SUPPLIED DATA:
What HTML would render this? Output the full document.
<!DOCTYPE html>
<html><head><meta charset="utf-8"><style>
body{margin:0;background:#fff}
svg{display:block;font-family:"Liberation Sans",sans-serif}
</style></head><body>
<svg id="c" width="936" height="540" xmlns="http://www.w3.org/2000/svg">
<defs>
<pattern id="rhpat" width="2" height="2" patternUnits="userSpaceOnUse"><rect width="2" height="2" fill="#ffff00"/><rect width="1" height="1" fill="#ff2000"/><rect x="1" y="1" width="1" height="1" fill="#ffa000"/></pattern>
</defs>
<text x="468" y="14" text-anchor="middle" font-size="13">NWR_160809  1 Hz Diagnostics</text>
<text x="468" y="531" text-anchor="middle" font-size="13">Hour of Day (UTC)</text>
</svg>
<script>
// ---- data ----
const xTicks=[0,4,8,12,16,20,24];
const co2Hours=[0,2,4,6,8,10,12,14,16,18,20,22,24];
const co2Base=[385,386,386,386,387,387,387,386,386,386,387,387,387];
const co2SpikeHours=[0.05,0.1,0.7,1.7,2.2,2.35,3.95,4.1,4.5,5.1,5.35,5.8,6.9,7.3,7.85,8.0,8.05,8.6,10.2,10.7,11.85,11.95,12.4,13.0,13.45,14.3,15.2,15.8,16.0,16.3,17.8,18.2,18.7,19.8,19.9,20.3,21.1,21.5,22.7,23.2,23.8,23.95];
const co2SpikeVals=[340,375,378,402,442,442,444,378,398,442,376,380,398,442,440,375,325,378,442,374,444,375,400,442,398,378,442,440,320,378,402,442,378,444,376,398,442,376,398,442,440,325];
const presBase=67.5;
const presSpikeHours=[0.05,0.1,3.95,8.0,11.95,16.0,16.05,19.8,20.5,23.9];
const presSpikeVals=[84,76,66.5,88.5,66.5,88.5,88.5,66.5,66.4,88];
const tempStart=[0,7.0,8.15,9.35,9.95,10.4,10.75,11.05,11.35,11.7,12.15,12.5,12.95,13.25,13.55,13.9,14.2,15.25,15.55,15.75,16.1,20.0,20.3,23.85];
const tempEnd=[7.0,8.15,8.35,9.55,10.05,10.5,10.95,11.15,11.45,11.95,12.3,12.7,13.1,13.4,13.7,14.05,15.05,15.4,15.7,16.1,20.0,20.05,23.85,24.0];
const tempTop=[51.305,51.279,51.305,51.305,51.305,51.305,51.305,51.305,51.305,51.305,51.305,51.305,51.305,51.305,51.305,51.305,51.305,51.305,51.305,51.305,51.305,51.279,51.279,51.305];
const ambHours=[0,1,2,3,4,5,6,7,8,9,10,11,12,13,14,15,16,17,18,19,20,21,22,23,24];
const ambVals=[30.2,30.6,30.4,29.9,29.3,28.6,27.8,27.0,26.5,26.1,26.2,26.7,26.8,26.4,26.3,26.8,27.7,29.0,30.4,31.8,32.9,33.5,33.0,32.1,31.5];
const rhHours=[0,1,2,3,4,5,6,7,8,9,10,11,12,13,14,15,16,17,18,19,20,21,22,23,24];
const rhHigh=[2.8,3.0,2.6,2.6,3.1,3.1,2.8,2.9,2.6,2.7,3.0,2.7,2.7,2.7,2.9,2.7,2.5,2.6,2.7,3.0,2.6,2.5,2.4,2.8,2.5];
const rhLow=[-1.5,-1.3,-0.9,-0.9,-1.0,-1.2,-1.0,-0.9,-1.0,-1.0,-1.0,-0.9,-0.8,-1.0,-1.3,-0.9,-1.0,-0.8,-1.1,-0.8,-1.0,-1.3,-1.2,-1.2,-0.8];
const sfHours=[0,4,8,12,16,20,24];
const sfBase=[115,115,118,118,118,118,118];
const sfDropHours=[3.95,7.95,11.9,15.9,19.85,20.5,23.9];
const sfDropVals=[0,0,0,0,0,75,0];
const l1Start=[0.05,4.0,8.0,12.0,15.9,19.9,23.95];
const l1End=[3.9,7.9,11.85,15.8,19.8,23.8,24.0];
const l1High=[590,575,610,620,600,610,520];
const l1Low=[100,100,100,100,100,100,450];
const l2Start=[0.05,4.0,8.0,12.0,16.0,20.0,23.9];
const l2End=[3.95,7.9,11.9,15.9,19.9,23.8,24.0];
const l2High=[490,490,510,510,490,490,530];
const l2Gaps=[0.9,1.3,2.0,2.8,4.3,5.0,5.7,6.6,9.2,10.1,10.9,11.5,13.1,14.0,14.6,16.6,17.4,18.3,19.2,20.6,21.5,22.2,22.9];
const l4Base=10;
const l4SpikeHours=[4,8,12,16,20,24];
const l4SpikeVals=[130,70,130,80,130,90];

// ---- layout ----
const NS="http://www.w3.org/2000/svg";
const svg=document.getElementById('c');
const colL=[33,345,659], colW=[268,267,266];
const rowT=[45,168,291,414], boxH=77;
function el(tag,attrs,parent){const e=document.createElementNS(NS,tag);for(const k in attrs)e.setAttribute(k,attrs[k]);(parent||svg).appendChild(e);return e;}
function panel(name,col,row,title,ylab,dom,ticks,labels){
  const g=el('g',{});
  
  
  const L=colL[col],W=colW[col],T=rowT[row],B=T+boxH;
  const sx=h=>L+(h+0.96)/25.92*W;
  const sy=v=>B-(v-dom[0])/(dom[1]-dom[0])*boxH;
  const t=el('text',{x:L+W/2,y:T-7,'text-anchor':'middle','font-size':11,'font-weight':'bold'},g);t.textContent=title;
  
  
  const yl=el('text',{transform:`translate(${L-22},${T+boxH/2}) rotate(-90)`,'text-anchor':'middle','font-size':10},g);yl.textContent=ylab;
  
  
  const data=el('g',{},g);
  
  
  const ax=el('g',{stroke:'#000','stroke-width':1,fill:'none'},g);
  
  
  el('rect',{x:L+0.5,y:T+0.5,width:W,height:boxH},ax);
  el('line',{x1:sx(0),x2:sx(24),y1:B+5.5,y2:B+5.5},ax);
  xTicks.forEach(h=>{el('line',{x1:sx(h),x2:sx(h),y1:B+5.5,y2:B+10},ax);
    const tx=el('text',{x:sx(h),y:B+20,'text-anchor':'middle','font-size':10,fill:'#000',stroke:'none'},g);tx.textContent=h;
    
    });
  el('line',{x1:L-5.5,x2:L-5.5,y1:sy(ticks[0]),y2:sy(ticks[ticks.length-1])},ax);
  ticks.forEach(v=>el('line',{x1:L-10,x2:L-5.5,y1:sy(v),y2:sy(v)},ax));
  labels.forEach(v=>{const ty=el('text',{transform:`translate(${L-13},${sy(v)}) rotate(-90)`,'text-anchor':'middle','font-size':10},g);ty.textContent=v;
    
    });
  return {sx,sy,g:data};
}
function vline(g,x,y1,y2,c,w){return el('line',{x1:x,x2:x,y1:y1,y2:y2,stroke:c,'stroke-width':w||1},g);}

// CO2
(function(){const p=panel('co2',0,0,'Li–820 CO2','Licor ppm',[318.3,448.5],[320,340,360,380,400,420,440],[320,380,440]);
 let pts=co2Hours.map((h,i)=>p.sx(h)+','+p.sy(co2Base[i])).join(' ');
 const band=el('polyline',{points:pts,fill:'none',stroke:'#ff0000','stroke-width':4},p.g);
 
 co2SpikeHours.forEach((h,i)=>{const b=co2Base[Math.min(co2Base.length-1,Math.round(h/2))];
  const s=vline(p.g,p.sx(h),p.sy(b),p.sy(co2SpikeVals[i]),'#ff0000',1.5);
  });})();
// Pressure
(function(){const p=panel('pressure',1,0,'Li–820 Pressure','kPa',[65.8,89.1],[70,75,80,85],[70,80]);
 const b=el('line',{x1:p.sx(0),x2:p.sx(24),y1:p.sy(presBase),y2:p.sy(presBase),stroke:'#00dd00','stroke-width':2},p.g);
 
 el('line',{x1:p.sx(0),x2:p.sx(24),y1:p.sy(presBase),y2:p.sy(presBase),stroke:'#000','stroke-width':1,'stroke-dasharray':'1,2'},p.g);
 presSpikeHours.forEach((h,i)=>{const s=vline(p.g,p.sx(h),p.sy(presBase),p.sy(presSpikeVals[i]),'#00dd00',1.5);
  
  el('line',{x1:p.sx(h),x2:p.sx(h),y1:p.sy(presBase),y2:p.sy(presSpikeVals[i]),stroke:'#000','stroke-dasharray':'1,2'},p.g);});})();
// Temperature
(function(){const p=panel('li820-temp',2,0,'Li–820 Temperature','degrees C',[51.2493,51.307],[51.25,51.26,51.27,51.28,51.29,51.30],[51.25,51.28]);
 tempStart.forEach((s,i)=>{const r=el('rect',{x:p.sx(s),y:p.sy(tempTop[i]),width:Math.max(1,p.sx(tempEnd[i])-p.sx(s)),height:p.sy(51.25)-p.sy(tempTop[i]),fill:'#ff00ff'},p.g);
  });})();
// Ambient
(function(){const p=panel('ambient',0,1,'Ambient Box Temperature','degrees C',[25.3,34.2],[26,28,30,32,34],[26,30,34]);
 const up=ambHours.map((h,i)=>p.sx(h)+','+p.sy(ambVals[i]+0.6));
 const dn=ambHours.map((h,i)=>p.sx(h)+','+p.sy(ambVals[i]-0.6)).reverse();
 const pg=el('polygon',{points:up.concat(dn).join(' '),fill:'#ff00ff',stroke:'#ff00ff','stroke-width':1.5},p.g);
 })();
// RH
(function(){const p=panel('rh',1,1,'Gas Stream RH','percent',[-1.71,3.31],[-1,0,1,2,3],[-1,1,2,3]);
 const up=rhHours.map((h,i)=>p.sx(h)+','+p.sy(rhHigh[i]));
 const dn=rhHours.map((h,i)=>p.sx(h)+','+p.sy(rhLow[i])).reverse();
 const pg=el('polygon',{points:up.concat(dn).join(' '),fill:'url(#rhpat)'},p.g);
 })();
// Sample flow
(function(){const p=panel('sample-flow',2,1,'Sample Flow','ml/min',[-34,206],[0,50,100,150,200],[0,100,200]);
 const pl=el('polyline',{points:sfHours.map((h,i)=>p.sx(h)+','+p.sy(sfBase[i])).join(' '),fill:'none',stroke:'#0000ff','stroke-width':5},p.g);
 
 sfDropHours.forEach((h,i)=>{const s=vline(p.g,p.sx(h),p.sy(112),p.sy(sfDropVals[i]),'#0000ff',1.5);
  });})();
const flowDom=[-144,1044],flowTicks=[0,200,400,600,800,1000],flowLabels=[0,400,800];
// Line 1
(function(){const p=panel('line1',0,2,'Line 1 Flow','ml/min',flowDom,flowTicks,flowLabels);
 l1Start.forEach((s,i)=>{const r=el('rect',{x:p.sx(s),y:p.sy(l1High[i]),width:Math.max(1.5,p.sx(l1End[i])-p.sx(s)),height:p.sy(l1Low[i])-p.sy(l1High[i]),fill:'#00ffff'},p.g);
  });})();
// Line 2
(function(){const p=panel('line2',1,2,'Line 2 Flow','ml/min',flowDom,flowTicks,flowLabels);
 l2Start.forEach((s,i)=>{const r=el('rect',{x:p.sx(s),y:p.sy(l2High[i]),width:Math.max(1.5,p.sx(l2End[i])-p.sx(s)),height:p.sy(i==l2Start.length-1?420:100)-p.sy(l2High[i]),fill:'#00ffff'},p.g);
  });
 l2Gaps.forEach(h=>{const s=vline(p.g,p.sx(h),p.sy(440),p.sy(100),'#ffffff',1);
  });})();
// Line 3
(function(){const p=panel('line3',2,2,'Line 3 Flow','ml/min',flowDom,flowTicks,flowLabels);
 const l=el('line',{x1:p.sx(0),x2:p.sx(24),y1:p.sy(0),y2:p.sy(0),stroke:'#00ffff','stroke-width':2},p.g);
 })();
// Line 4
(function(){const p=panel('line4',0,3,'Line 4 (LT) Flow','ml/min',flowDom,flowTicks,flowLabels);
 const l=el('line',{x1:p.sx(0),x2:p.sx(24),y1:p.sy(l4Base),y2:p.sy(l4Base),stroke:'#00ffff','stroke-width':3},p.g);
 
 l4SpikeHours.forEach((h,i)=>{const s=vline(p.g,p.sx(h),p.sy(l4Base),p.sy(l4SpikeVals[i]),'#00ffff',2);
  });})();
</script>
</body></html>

DIRECTION:
Whichever lines contain the string "document", select and copy them.

ANSWER TO THE TASK:
What HTML would render this? Output the full document.
const svg=document.getElementById('c');
function el(tag,attrs,parent){const e=document.createElementNS(NS,tag);for(const k in attrs)e.setAttribute(k,attrs[k]);(parent||svg).appendChild(e);return e;}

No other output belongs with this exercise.